▶ [Records supplied]:
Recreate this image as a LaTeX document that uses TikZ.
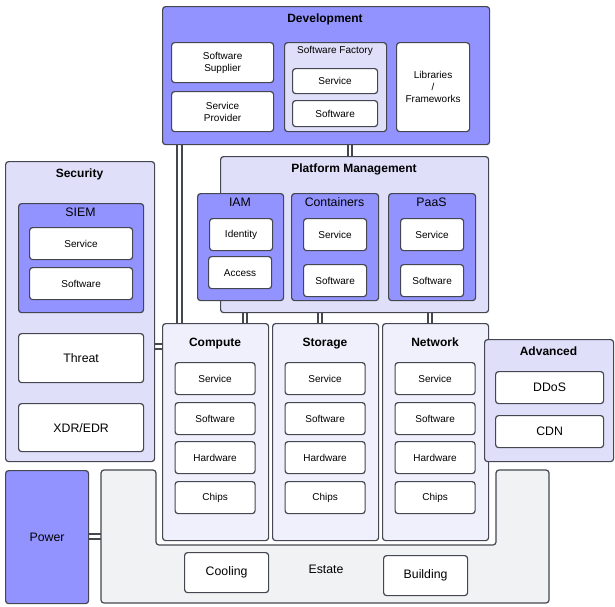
\documentclass[tikz,border=0pt]{standalone}
\usepackage{fontspec}
\setmainfont{Liberation Sans}
\usetikzlibrary{positioning}
\pgfdeclarelayer{bg}
\pgfsetlayers{bg,main}
\definecolor{edge}{RGB}{68,71,80}
\definecolor{deep}{RGB}{147,147,255}
\definecolor{pale}{RGB}{223,223,250}
\definecolor{faint}{RGB}{240,240,253}
\definecolor{estgrey}{RGB}{241,242,244}
\tikzset{
  wall/.style={draw=edge, line width=1.2pt, rounded corners=3pt},
  box/.style={wall, anchor=north west, inner sep=0pt, align=center},
  sz/.style 2 args={minimum width=#1pt, minimum height=#2pt},
  tile/.style={box, fill=white, font=\fontsize{10}{12}\selectfont},
  big/.style={font=\fontsize{12.3}{14}\selectfont},
  head/.style={inner sep=0pt, text height=8.8pt, text depth=2.6pt, font=\fontsize{12}{14}\selectfont\bfseries},
  subhead/.style={inner sep=0pt, text height=8.8pt, text depth=2.6pt, font=\fontsize{12.3}{14}\selectfont},
  link/.style={draw=edge, line width=2pt, double=white, double distance=2.4pt},
}
\begin{document}
\begin{tikzpicture}[x=1pt,y=-1pt]
  \useasboundingbox (0,0) rectangle (615,606);
  % estate and power
  \draw[wall, fill=estgrey] (101,470) -- (156,470) -- (156,545) -- (496,545) -- (496,470)
    -- (549,470) -- (549,603) -- (101,603) -- cycle;
  \coordinate (estL) at (101,536.5);
  \node[big, inner sep=0pt] (estT) at (326,569) {Estate};
  \node[tile, big, sz={84}{40}] (cool) at (184,552) {Cooling};
  \node[tile, big, sz={84}{40}] (bld) at (383,555) {Building};
  \node[box, fill=deep, big, sz={83}{133}] (pow) at (5,470) {Power};
  % development
  \node[box, fill=deep, sz={327}{138}] (dev) at (162,6) {};
  \node[head] (devT) at (325,19) {Development};
  \node[tile, sz={102}{40}] (sup) at (171,42) {Software\\Supplier};
  \node[tile, sz={102}{40}] (prov) at (171,91) {Service\\Provider};
  \node[box, fill=pale, sz={102}{89}] (fac) at (284,42) {};
  \node[inner sep=0pt, font=\fontsize{10}{12}\selectfont] (facT) at (335,51) {Software Factory};
  \node[tile, sz={85}{25}] (facSvc) at (292,68) {Service};
  \node[tile, sz={85}{26}] (facSw) at (292,100) {Software};
  \node[tile, sz={73}{89}] (lib) at (396,42) {Libraries\\/\\Frameworks};
  % platform management
  \node[box, fill=pale, sz={268}{156}] (plat) at (220,156) {};
  \node[head] (platT) at (354,169) {Platform Management};
  \node[box, fill=deep, sz={86}{107}] (iam) at (197,193) {};
  \node[subhead] (iam-t) at (240,203) {IAM};
  \node[tile, sz={63}{32}] (iam-1) at (209,218) {Identity};
  \node[tile, sz={63}{32}] (iam-2) at (208,256) {Access};
  \foreach \n/\t/\x in {ctr/Containers/291, paas/PaaS/388} {
    \node[box, fill=deep, sz={87}{107}] (\n) at (\x,193) {};
    \node[subhead] (\n-t) at (\x+43.5,203) {\t};
    \node[tile, sz={63}{32}] (\n-1) at (\x+12,218) {Service};
    \node[tile, sz={63}{32}] (\n-2) at (\x+12,264) {Software};
  }
  % security
  \node[box, fill=pale, sz={149}{300}] (sec) at (5,161) {};
  \node[head] (secT) at (79.5,174) {Security};
  \node[box, fill=deep, sz={125}{109}] (siem) at (18,203) {};
  \node[subhead] (siem-t) at (80.5,213) {SIEM};
  \node[tile, sz={103}{32}] (siem-1) at (29,227) {Service};
  \node[tile, sz={103}{32}] (siem-2) at (29,267) {Software};
  \node[tile, big, sz={125}{49}] (thr) at (18,333) {Threat};
  \node[tile, big, sz={125}{48}] (xdr) at (18,403) {XDR/EDR};
  % compute, storage, network
  \foreach \n/\t/\x in {comp/Compute/162, stor/Storage/272, net/Network/382} {
    \node[box, fill=faint, sz={106}{217}] (\n) at (\x,323) {};
    \node[head] (\n-t) at (\x+53,343) {\t};
    \foreach \i/\s/\y in {1/Service/362, 2/Software/402, 3/Hardware/441, 4/Chips/481}
      \node[tile, sz={80}{32}] (\n-\i) at (\x+12.5,\y) {\s};
  }
  % advanced
  \node[box, fill=pale, sz={129}{122}] (adv) at (484,339) {};
  \node[head] (advT) at (548.5,352) {Advanced};
  \node[tile, big, sz={108}{32}] (ddos) at (495,371) {DDoS};
  \node[tile, big, sz={108}{32}] (cdn) at (495,415) {CDN};
  % links
  \coordinate (xDC) at (179.5,0);
  \coordinate (xDP) at (350,0);
  \coordinate (ySC) at (0,346.5);
  \begin{pgfonlayer}{bg}
    \draw[link] (dev.south -| xDC) -- (comp.north -| xDC);
    \draw[link] (dev.south -| xDP) -- (plat.north -| xDP);
    \draw[link] (sup) -- (prov);
    \foreach \n/\x in {comp/245, stor/320, net/430} {
      \coordinate (x-\n) at (\x,0);
      \draw[link] (plat.south -| x-\n) -- (\n.north -| x-\n);
    }
    \draw[link] (sec.east |- ySC) -- (comp.west |- ySC);
    \draw[link] (pow.east |- estL) -- (estL);
  \end{pgfonlayer}
\end{tikzpicture}
\end{document}
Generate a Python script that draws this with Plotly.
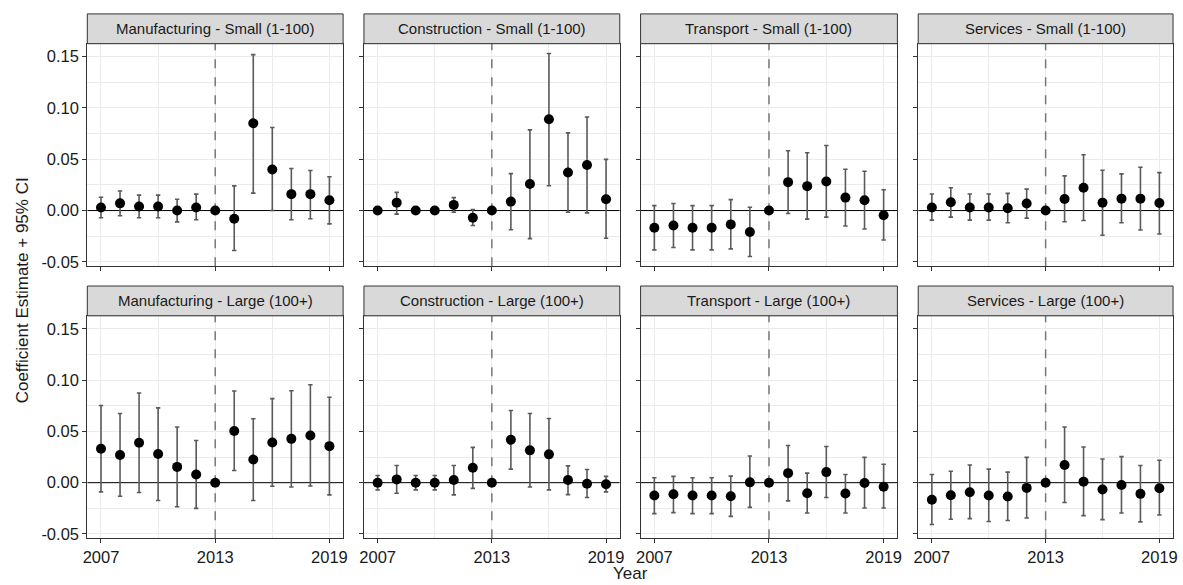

▶ [Exercise objective]: Quote the full listing above word for word; exclude every picture from the copy.

▶ [Task result]:
Recreate this image as a LaTeX document that uses TikZ.
\documentclass[tikz,border=0pt]{standalone}
\usepackage{fontspec}
\setmainfont{Liberation Sans}
\usetikzlibrary{positioning}
\pgfdeclarelayer{bg}
\pgfsetlayers{bg,main}
\definecolor{edge}{RGB}{68,71,80}
\definecolor{deep}{RGB}{147,147,255}
\definecolor{pale}{RGB}{223,223,250}
\definecolor{faint}{RGB}{240,240,253}
\definecolor{estgrey}{RGB}{241,242,244}
\tikzset{
  wall/.style={draw=edge, line width=1.2pt, rounded corners=3pt},
  box/.style={wall, anchor=north west, inner sep=0pt, align=center},
  sz/.style 2 args={minimum width=#1pt, minimum height=#2pt},
  tile/.style={box, fill=white, font=\fontsize{10}{12}\selectfont},
  big/.style={font=\fontsize{12.3}{14}\selectfont},
  head/.style={inner sep=0pt, text height=8.8pt, text depth=2.6pt, font=\fontsize{12}{14}\selectfont\bfseries},
  subhead/.style={inner sep=0pt, text height=8.8pt, text depth=2.6pt, font=\fontsize{12.3}{14}\selectfont},
  link/.style={draw=edge, line width=2pt, double=white, double distance=2.4pt},
}
\begin{document}
\begin{tikzpicture}[x=1pt,y=-1pt]
  \useasboundingbox (0,0) rectangle (615,606);
  % estate and power
  \draw[wall, fill=estgrey] (101,470) -- (156,470) -- (156,545) -- (496,545) -- (496,470)
    -- (549,470) -- (549,603) -- (101,603) -- cycle;
  \coordinate (estL) at (101,536.5);
  \node[big, inner sep=0pt] (estT) at (326,569) {Estate};
  \node[tile, big, sz={84}{40}] (cool) at (184,552) {Cooling};
  \node[tile, big, sz={84}{40}] (bld) at (383,555) {Building};
  \node[box, fill=deep, big, sz={83}{133}] (pow) at (5,470) {Power};
  % development
  \node[box, fill=deep, sz={327}{138}] (dev) at (162,6) {};
  \node[head] (devT) at (325,19) {Development};
  \node[tile, sz={102}{40}] (sup) at (171,42) {Software\\Supplier};
  \node[tile, sz={102}{40}] (prov) at (171,91) {Service\\Provider};
  \node[box, fill=pale, sz={102}{89}] (fac) at (284,42) {};
  \node[inner sep=0pt, font=\fontsize{10}{12}\selectfont] (facT) at (335,51) {Software Factory};
  \node[tile, sz={85}{25}] (facSvc) at (292,68) {Service};
  \node[tile, sz={85}{26}] (facSw) at (292,100) {Software};
  \node[tile, sz={73}{89}] (lib) at (396,42) {Libraries\\/\\Frameworks};
  % platform management
  \node[box, fill=pale, sz={268}{156}] (plat) at (220,156) {};
  \node[head] (platT) at (354,169) {Platform Management};
  \node[box, fill=deep, sz={86}{107}] (iam) at (197,193) {};
  \node[subhead] (iam-t) at (240,203) {IAM};
  \node[tile, sz={63}{32}] (iam-1) at (209,218) {Identity};
  \node[tile, sz={63}{32}] (iam-2) at (208,256) {Access};
  \foreach \n/\t/\x in {ctr/Containers/291, paas/PaaS/388} {
    \node[box, fill=deep, sz={87}{107}] (\n) at (\x,193) {};
    \node[subhead] (\n-t) at (\x+43.5,203) {\t};
    \node[tile, sz={63}{32}] (\n-1) at (\x+12,218) {Service};
    \node[tile, sz={63}{32}] (\n-2) at (\x+12,264) {Software};
  }
  % security
  \node[box, fill=pale, sz={149}{300}] (sec) at (5,161) {};
  \node[head] (secT) at (79.5,174) {Security};
  \node[box, fill=deep, sz={125}{109}] (siem) at (18,203) {};
  \node[subhead] (siem-t) at (80.5,213) {SIEM};
  \node[tile, sz={103}{32}] (siem-1) at (29,227) {Service};
  \node[tile, sz={103}{32}] (siem-2) at (29,267) {Software};
  \node[tile, big, sz={125}{49}] (thr) at (18,333) {Threat};
  \node[tile, big, sz={125}{48}] (xdr) at (18,403) {XDR/EDR};
  % compute, storage, network
  \foreach \n/\t/\x in {comp/Compute/162, stor/Storage/272, net/Network/382} {
    \node[box, fill=faint, sz={106}{217}] (\n) at (\x,323) {};
    \node[head] (\n-t) at (\x+53,343) {\t};
    \foreach \i/\s/\y in {1/Service/362, 2/Software/402, 3/Hardware/441, 4/Chips/481}
      \node[tile, sz={80}{32}] (\n-\i) at (\x+12.5,\y) {\s};
  }
  % advanced
  \node[box, fill=pale, sz={129}{122}] (adv) at (484,339) {};
  \node[head] (advT) at (548.5,352) {Advanced};
  \node[tile, big, sz={108}{32}] (ddos) at (495,371) {DDoS};
  \node[tile, big, sz={108}{32}] (cdn) at (495,415) {CDN};
  % links
  \coordinate (xDC) at (179.5,0);
  \coordinate (xDP) at (350,0);
  \coordinate (ySC) at (0,346.5);
  \begin{pgfonlayer}{bg}
    \draw[link] (dev.south -| xDC) -- (comp.north -| xDC);
    \draw[link] (dev.south -| xDP) -- (plat.north -| xDP);
    \draw[link] (sup) -- (prov);
    \foreach \n/\x in {comp/245, stor/320, net/430} {
      \coordinate (x-\n) at (\x,0);
      \draw[link] (plat.south -| x-\n) -- (\n.north -| x-\n);
    }
    \draw[link] (sec.east |- ySC) -- (comp.west |- ySC);
    \draw[link] (pow.east |- estL) -- (estL);
  \end{pgfonlayer}
\end{tikzpicture}
\end{document}
Generate a Python script that draws this with Plotly.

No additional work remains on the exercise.